Given exercise:
Produce an exact transcription of the listing below, omitting the pictures.
..........
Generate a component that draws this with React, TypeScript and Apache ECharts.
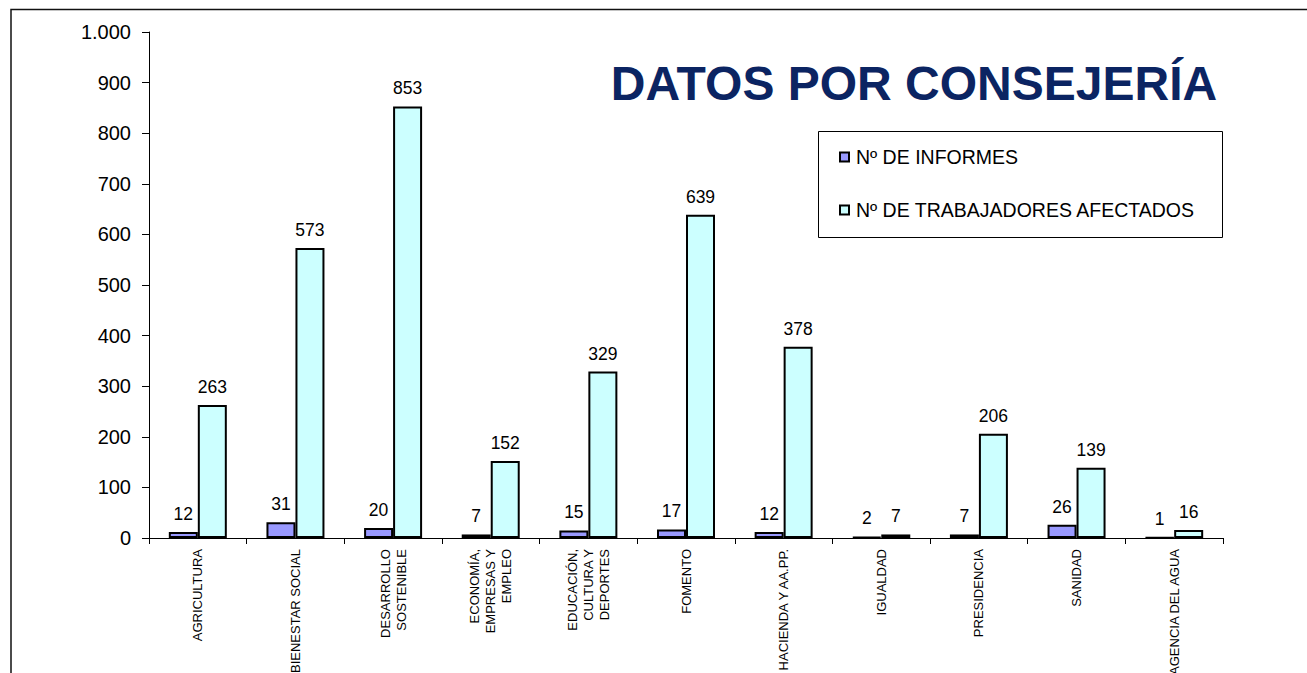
import React, { useEffect, useRef } from "react";
import * as echarts from "echarts";

const categories = [
  "AGRICULTURA",
  "BIENESTAR SOCIAL",
  "DESARROLLO\nSOSTENIBLE",
  "ECONOMÍA,\nEMPRESAS Y\nEMPLEO",
  "EDUCACIÓN,\nCULTURA Y\nDEPORTES",
  "FOMENTO",
  "HACIENDA Y AA.PP.",
  "IGUALDAD",
  "PRESIDENCIA",
  "SANIDAD",
  "AGENCIA DEL AGUA",
];
const informes = [12, 31, 20, 7, 15, 17, 12, 2, 7, 26, 1];
const trabajadores = [263, 573, 853, 152, 329, 639, 378, 7, 206, 139, 16];
const seriesNames = ["Nº DE INFORMES", "Nº DE TRABAJADORES AFECTADOS"];
const titleText = "DATOS POR CONSEJERÍA";

const FONT = "'Liberation Sans', Arial, sans-serif";

export default function App() {
  const ref = useRef<HTMLDivElement>(null);
  useEffect(() => {
    if (!ref.current) return;
    const chart = echarts.init(ref.current, null, { renderer: "svg" });
    const barLabel = {
      show: true,
      position: "top",
      distance: 9,
      color: "#000",
      fontSize: 17.5,
      fontFamily: FONT,
    };
    chart.setOption({
      animation: false,
      backgroundColor: "#fff",
      textStyle: { fontFamily: FONT },
      grid: {
        left: 149,
        right: 84,
        top: 32,
        bottom: 135,
        containLabel: false,
        outerBoundsMode: "none",
      },
      legend: {
        orient: "vertical",
        left: 839,
        top: 147,
        padding: 0,
        itemGap: 33,
        itemWidth: 9,
        itemHeight: 9,
        icon: "rect",
        textStyle: { color: "#000", fontSize: 19.5, lineHeight: 20, fontFamily: FONT, padding: [0, 0, 0, 2] },
        data: seriesNames,
      },
      graphic: [
        {
          type: "rect",
          shape: { x: 11, y: 9.5, width: 1400, height: 800 },
          style: { fill: "none", stroke: "#111", lineWidth: 1.5 },
          silent: true,
        },
        {
          type: "rect",
          shape: { x: 818.5, y: 131.5, width: 404, height: 106 },
          style: { fill: "none", stroke: "#000", lineWidth: 1 },
          silent: true,
        },
        {
          type: "text",
          x: 914,
          y: 83,
          style: {
            text: titleText,
            fill: "#0B2462",
            fontSize: 48,
            fontWeight: "bold",
            fontFamily: FONT,
            textAlign: "center",
            textVerticalAlign: "middle",
          },
        },
      ],
      xAxis: {
        type: "category",
        data: categories,
        axisLine: { lineStyle: { color: "#000", width: 1 } },
        axisTick: { show: true, length: 6, lineStyle: { color: "#000" } },
        axisLabel: {
          interval: 0,
          rotate: 90,
          margin: 11,
          color: "#000",
          fontSize: 13,
          lineHeight: 16,
          fontFamily: FONT,
        },
      },
      yAxis: {
        type: "value",
        min: 0,
        max: 1000,
        interval: 100,
        axisLine: { show: true, lineStyle: { color: "#000", width: 1 } },
        axisTick: { show: true, length: 7, lineStyle: { color: "#000" } },
        splitLine: { show: false },
        axisLabel: {
          margin: 18,
          color: "#000",
          fontSize: 20,
          fontFamily: FONT,
          formatter: (v: number) =>
            v >= 1000 ? Math.floor(v / 1000) + "." + String(v % 1000).padStart(3, "0") : String(v),
        },
      },
      series: [
        {
          name: seriesNames[0],
          type: "bar",
          data: informes,
          barWidth: 29,
          barGap: "0%",
          itemStyle: { color: "#9999FF", borderColor: "#000", borderWidth: 2 },
          label: barLabel,
        },
        {
          name: seriesNames[1],
          type: "bar",
          data: trabajadores,
          barWidth: 29,
          barGap: "0%",
          itemStyle: { color: "#CCFFFF", borderColor: "#000", borderWidth: 2 },
          label: barLabel,
        },
      ],
    });
    return () => chart.dispose();
  }, []);
  return (
    <div
      ref={ref}
      style={{ position: "absolute", left: 0, top: 0, width: 1307, height: 673 }}
    />
  );
}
..........
Complete response:
Generate a component that draws this with React, TypeScript and Apache ECharts.
import React, { useEffect, useRef } from "react";
import * as echarts from "echarts";

const categories = [
  "AGRICULTURA",
  "BIENESTAR SOCIAL",
  "DESARROLLO\nSOSTENIBLE",
  "ECONOMÍA,\nEMPRESAS Y\nEMPLEO",
  "EDUCACIÓN,\nCULTURA Y\nDEPORTES",
  "FOMENTO",
  "HACIENDA Y AA.PP.",
  "IGUALDAD",
  "PRESIDENCIA",
  "SANIDAD",
  "AGENCIA DEL AGUA",
];
const informes = [12, 31, 20, 7, 15, 17, 12, 2, 7, 26, 1];
const trabajadores = [263, 573, 853, 152, 329, 639, 378, 7, 206, 139, 16];
const seriesNames = ["Nº DE INFORMES", "Nº DE TRABAJADORES AFECTADOS"];
const titleText = "DATOS POR CONSEJERÍA";

const FONT = "'Liberation Sans', Arial, sans-serif";

export default function App() {
  const ref = useRef<HTMLDivElement>(null);
  useEffect(() => {
    if (!ref.current) return;
    const chart = echarts.init(ref.current, null, { renderer: "svg" });
    const barLabel = {
      show: true,
      position: "top",
      distance: 9,
      color: "#000",
      fontSize: 17.5,
      fontFamily: FONT,
    };
    chart.setOption({
      animation: false,
      backgroundColor: "#fff",
      textStyle: { fontFamily: FONT },
      grid: {
        left: 149,
        right: 84,
        top: 32,
        bottom: 135,
        containLabel: false,
        outerBoundsMode: "none",
      },
      legend: {
        orient: "vertical",
        left: 839,
        top: 147,
        padding: 0,
        itemGap: 33,
        itemWidth: 9,
        itemHeight: 9,
        icon: "rect",
        textStyle: { color: "#000", fontSize: 19.5, lineHeight: 20, fontFamily: FONT, padding: [0, 0, 0, 2] },
        data: seriesNames,
      },
      graphic: [
        {
          type: "rect",
          shape: { x: 11, y: 9.5, width: 1400, height: 800 },
          style: { fill: "none", stroke: "#111", lineWidth: 1.5 },
          silent: true,
        },
        {
          type: "rect",
          shape: { x: 818.5, y: 131.5, width: 404, height: 106 },
          style: { fill: "none", stroke: "#000", lineWidth: 1 },
          silent: true,
        },
        {
          type: "text",
          x: 914,
          y: 83,
          style: {
            text: titleText,
            fill: "#0B2462",
            fontSize: 48,
            fontWeight: "bold",
            fontFamily: FONT,
            textAlign: "center",
            textVerticalAlign: "middle",
          },
        },
      ],
      xAxis: {
        type: "category",
        data: categories,
        axisLine: { lineStyle: { color: "#000", width: 1 } },
        axisTick: { show: true, length: 6, lineStyle: { color: "#000" } },
        axisLabel: {
          interval: 0,
          rotate: 90,
          margin: 11,
          color: "#000",
          fontSize: 13,
          lineHeight: 16,
          fontFamily: FONT,
        },
      },
      yAxis: {
        type: "value",
        min: 0,
        max: 1000,
        interval: 100,
        axisLine: { show: true, lineStyle: { color: "#000", width: 1 } },
        axisTick: { show: true, length: 7, lineStyle: { color: "#000" } },
        splitLine: { show: false },
        axisLabel: {
          margin: 18,
          color: "#000",
          fontSize: 20,
          fontFamily: FONT,
          formatter: (v: number) =>
            v >= 1000 ? Math.floor(v / 1000) + "." + String(v % 1000).padStart(3, "0") : String(v),
        },
      },
      series: [
        {
          name: seriesNames[0],
          type: "bar",
          data: informes,
          barWidth: 29,
          barGap: "0%",
          itemStyle: { color: "#9999FF", borderColor: "#000", borderWidth: 2 },
          label: barLabel,
        },
        {
          name: seriesNames[1],
          type: "bar",
          data: trabajadores,
          barWidth: 29,
          barGap: "0%",
          itemStyle: { color: "#CCFFFF", borderColor: "#000", borderWidth: 2 },
          label: barLabel,
        },
      ],
    });
    return () => chart.dispose();
  }, []);
  return (
    <div
      ref={ref}
      style={{ position: "absolute", left: 0, top: 0, width: 1307, height: 673 }}
    />
  );
}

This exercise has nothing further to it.